»»
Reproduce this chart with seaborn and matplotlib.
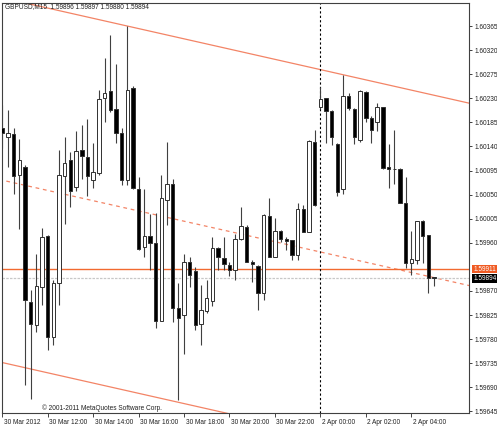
import matplotlib
matplotlib.use("Agg")
import matplotlib.pyplot as plt
import matplotlib.transforms as mtransforms
import numpy as np
import pandas as pd
import seaborn as sns

# GBPUSD M15 candles, 30 Mar 2012 10:00 .. 2 Apr 2012 05:00
opens = [
    1.60175, 1.60158, 1.60163, 1.60086, 1.60102, 1.59850, 1.59806, 1.59877, 1.59973, 1.59784,
    1.59884, 1.60084, 1.60114, 1.60064, 1.60134, 1.60121, 1.60077, 1.60091, 1.60231, 1.60243,
    1.60210, 1.60166, 1.60077, 1.60249, 1.60060, 1.59953, 1.59973, 1.59959, 1.59814, 1.60040,
    1.60070, 1.59839, 1.59825, 1.59924, 1.59908, 1.59808, 1.59833, 1.59851, 1.59950, 1.59931,
    1.59918, 1.59910, 1.59968, 1.59990, 1.59925, 1.59917, 1.59866, 1.60010, 1.59934, 1.59982,
    1.59967, 1.59965, 1.59937, 1.60024, 1.59981, 1.60149, 1.60213, 1.60230, 1.60207, 1.60145,
    1.60060, 1.60235, 1.60210, 1.60152, 1.60241, 1.60193, 1.60185, 1.60213, 1.60102, 1.60098,
    1.60098, 1.60035, 1.59922, 1.59928, 1.60001, 1.59975, 1.59896]
highs = [
    1.60218, 1.60208, 1.60174, 1.60154, 1.60105, 1.59872, 1.59939, 1.59987, 1.59975, 1.59890,
    1.60134, 1.60158, 1.60130, 1.60169, 1.60180, 1.60191, 1.60147, 1.60246, 1.60305, 1.60349,
    1.60294, 1.60174, 1.60365, 1.60253, 1.60082, 1.60060, 1.60014, 1.60016, 1.60087, 1.60149,
    1.60079, 1.59884, 1.59939, 1.59934, 1.59915, 1.59881, 1.59890, 1.59970, 1.59953, 1.59970,
    1.59925, 1.59976, 1.60027, 1.59993, 1.59928, 1.59918, 1.60014, 1.60043, 1.60006, 1.59984,
    1.59970, 1.59965, 1.60035, 1.60031, 1.60152, 1.60171, 1.60251, 1.60231, 1.60208, 1.60146,
    1.60274, 1.60240, 1.60212, 1.60246, 1.60243, 1.60196, 1.60222, 1.60214, 1.60145, 1.60170,
    1.60099, 1.60082, 1.59982, 1.60001, 1.60003, 1.59975, 1.59897]
lows = [
    1.60137, 1.60102, 1.60051, 1.59986, 1.59694, 1.59668, 1.59793, 1.59844, 1.59760, 1.59769,
    1.59844, 1.59995, 1.60027, 1.60057, 1.60079, 1.60047, 1.60062, 1.60087, 1.60186, 1.60205,
    1.60147, 1.60068, 1.60068, 1.60061, 1.59947, 1.59933, 1.59909, 1.59801, 1.59813, 1.59993,
    1.59812, 1.59666, 1.59753, 1.59877, 1.59797, 1.59769, 1.59828, 1.59842, 1.59909, 1.59909,
    1.59898, 1.59890, 1.59965, 1.59924, 1.59887, 1.59834, 1.59853, 1.59933, 1.59933, 1.59962,
    1.59947, 1.59928, 1.59928, 1.59980, 1.59980, 1.60029, 1.60210, 1.60147, 1.60143, 1.60048,
    1.60052, 1.60208, 1.60145, 1.60149, 1.60185, 1.60147, 1.60168, 1.60097, 1.60063, 1.60069,
    1.60034, 1.59912, 1.59900, 1.59920, 1.59922, 1.59866, 1.59880]
closes = [
    1.60165, 1.60165, 1.60084, 1.60114, 1.59853, 1.59808, 1.59879, 1.59971, 1.59784, 1.59885,
    1.60087, 1.60110, 1.60057, 1.60132, 1.60123, 1.60084, 1.60092, 1.60229, 1.60240, 1.60208,
    1.60165, 1.60077, 1.60246, 1.60062, 1.59948, 1.59973, 1.59959, 1.59814, 1.60043, 1.60070,
    1.59839, 1.59819, 1.59924, 1.59900, 1.59806, 1.59834, 1.59856, 1.59950, 1.59933, 1.59920,
    1.59909, 1.59967, 1.59991, 1.59925, 1.59920, 1.59866, 1.60011, 1.59934, 1.59982, 1.59967,
    1.59964, 1.59937, 1.60024, 1.59981, 1.60150, 1.60031, 1.60228, 1.60207, 1.60157, 1.60054,
    1.60235, 1.60211, 1.60158, 1.60243, 1.60193, 1.60170, 1.60213, 1.60099, 1.60097, 1.60097,
    1.60035, 1.59923, 1.59929, 1.60001, 1.59973, 1.59895, 1.59894]

time_labels = ["30 Mar 2012", "30 Mar 12:00", "30 Mar 14:00", "30 Mar 16:00", "30 Mar 18:00",
               "30 Mar 20:00", "30 Mar 22:00", "2 Apr 00:00", "2 Apr 02:00", "2 Apr 04:00"]
time_label_bars = [0, 8, 16, 24, 32, 40, 48, 56, 64, 72]
price_ticks = [1.60365, 1.60320, 1.60275, 1.60230, 1.60185, 1.60140, 1.60095, 1.60050,
               1.60005, 1.59960, 1.59870, 1.59825, 1.59780, 1.59735, 1.59690, 1.59645]

# channel: upper line through two highs, lower line parallel through a low
channel_upper = [(22, 1.60365), (60, 1.60274)]
channel_lower_anchor = (31, 1.59662)
hline_price = 1.59911
day_separator_bar = 56
bid_price = 1.59894

df = pd.DataFrame({"open": opens, "high": highs, "low": lows, "close": closes})
df["bar"] = np.arange(len(df))
df["bull"] = df["close"] >= df["open"]

sns.set_theme(style="white")
plt.rcParams["font.family"] = ["Liberation Sans", "DejaVu Sans"]
fs = 4.7

fig = plt.figure(figsize=(4.97, 4.26), dpi=100)
ax = fig.add_axes([2 / 497, 13 / 426, 467 / 497, 410 / 426])

# channel lines
(x1, y1), (x2, y2) = channel_upper
slope = (y2 - y1) / (x2 - x1)
xs = np.array([-10, 95])
upper = y1 + slope * (xs - x1)
lower = channel_lower_anchor[1] + slope * (xs - channel_lower_anchor[0])
mid = (upper + lower) / 2
sns.lineplot(x=xs, y=upper, ax=ax, color="#f38466", linewidth=0.9, zorder=1)
sns.lineplot(x=xs, y=lower, ax=ax, color="#f38466", linewidth=0.9, zorder=1)
ax.plot(xs, mid, color="#f38466", linewidth=0.9, linestyle=(0, (3, 3)), zorder=1)

# horizontal line, bid line, day separator
ax.axhline(hline_price, color="#f26a30", linewidth=1.0, zorder=1)
ax.axhline(bid_price, color="#c8c8c8", linewidth=0.9, linestyle=(0, (2, 1)), zorder=1)
ax.axvline(day_separator_bar, color="black", linewidth=0.8, linestyle=(0, (2, 2)), zorder=1)

# candles
ax.vlines(df["bar"], df["low"], df["high"], color="#404040", linewidth=0.8, zorder=2)
body_low = df[["open", "close"]].min(axis=1)
body_h = (df["close"] - df["open"]).abs().clip(lower=0.000012)
ax.bar(df["bar"], body_h, bottom=body_low, width=0.6,
       color=np.where(df["bull"], "white", "black"),
       edgecolor="#303030", linewidth=0.7, zorder=3)

ax.set_xlim(-0.05, -0.05 + 467 / 5.68)
ax.set_ylim(1.59642, 1.60408)

# right price axis
ax.yaxis.tick_right()
ax.set_yticks(price_ticks)
ax.set_yticklabels([f"{p:.5f}" for p in price_ticks], fontsize=fs, color="#202020")
ax.tick_params(axis="y", direction="out", length=2.5, width=0.6, pad=1.5, colors="#202020",
               right=True)

# bottom time axis, labels to the right of the tick
ax.set_xticks(time_label_bars)
ax.set_xticklabels(time_labels, fontsize=fs, color="#202020")
ax.tick_params(axis="x", direction="out", length=3, width=0.6, pad=1.5, bottom=True)
offset = mtransforms.ScaledTranslation(1.5 / 100, 0, fig.dpi_scale_trans)
for lab in ax.get_xticklabels():
    lab.set_horizontalalignment("left")
    lab.set_transform(lab.get_transform() + offset)

for side in ["left", "top", "right", "bottom"]:
    ax.spines[side].set_visible(True)
    ax.spines[side].set_color("#404040")
    ax.spines[side].set_linewidth(0.8)

# price boxes on the axis
ax.annotate(f"{hline_price:.5f}", xy=(1.0, hline_price), xycoords=("axes fraction", "data"),
            xytext=(3, 0), textcoords="offset points", fontsize=fs, color="white",
            va="center", ha="left",
            bbox=dict(boxstyle="square,pad=0.15", facecolor="#f05a22", edgecolor="none"))
ax.annotate(f"{bid_price:.5f}", xy=(1.0, bid_price), xycoords=("axes fraction", "data"),
            xytext=(3, 0), textcoords="offset points", fontsize=fs, color="white",
            va="center", ha="left",
            bbox=dict(boxstyle="square,pad=0.15", facecolor="black", edgecolor="none"))

ax.text(3 / 467, 1 - 4 / 410,
        f"GBPUSD,M15  {opens[-1]:.5f} {highs[-1]:.5f} {lows[-1]:.5f} {closes[-1]:.5f}",
        transform=ax.transAxes, fontsize=fs, color="#202020", va="center", ha="left")
ax.text(40 / 467, 5 / 410, "\u00a9 2001-2011 MetaQuotes Software Corp.",
        transform=ax.transAxes, fontsize=fs, color="#202020", va="center", ha="left")

fig.savefig("out.png", dpi=100)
««
■ **Exercise requirements**
Your task is to return the lines above, from the first one up to and including the line containing "import seaborn as sns", minus any pictures.

■ **Right answer**
Reproduce this chart with seaborn and matplotlib.
import matplotlib
matplotlib.use("Agg")
import matplotlib.pyplot as plt
import matplotlib.transforms as mtransforms
import numpy as np
import pandas as pd
import seaborn as sns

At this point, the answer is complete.